If you have the privilege of space, create a corner that belongs to the child and also to no one in particular. A soft rug, a low shelf, a lamp with a warm shade, a stack of puzzles or blocks that can stay mid-build without being tidied at once. Projects that survive a night teach patience. You can leave and return, and it will still be here. That message lands deep, and it translates to friendships, hobbies, even future work.

There will be seasons when everything collapses at once. Exams crowd the calendar, someone catches a cold that keeps looping back, the washing machine chooses a strange day to groan. In those weeks, shrink the routine to a core. Sleep on time, eat together in the simplest way possible, make a small mess that brings joy and let the rest wait. Children notice how homes handle stress. A smaller routine is not failure. It is a resilient choice.

In all of this, remember joy. Joy is attention dressed for play. It lives in backyard picnics on a blanket that used to be a studio prop, in the sound a bamboo chime makes when the wind turns a corner, in the way a child’s face changes when a seedling they planted stands up straight. The future will ask a lot of Gen Alpha, and they will need skills and compassion and digital literacy. They will also need to know what it feels like when a room holds them with lightness.

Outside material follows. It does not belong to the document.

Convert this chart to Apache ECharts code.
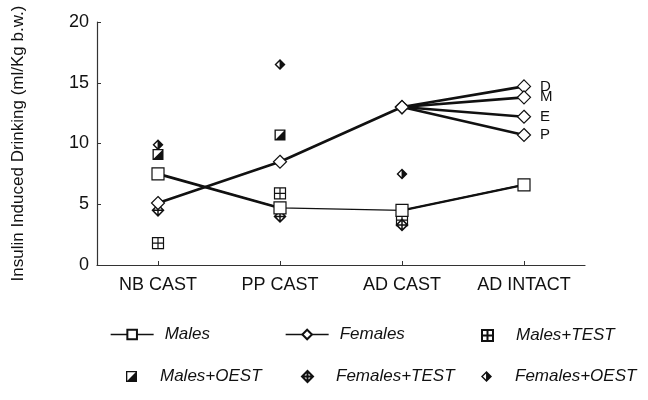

Raising this generation is not a single checklist. It is a house that learns with you. A family that iterates gently. A set of rituals that allow humility and delight to share a table. When you shape spaces that invite agency and when you design days that honor attention, you make a childhood that breathes. You are teaching a person to live in rhythm with others and with the planet that hosts us. The lesson arrives slowly, at the pace of a kettle hum or a basil leaf torn over noodles. That pace is enough. What we repeat becomes how we live. Choose warmth, choose rhythm.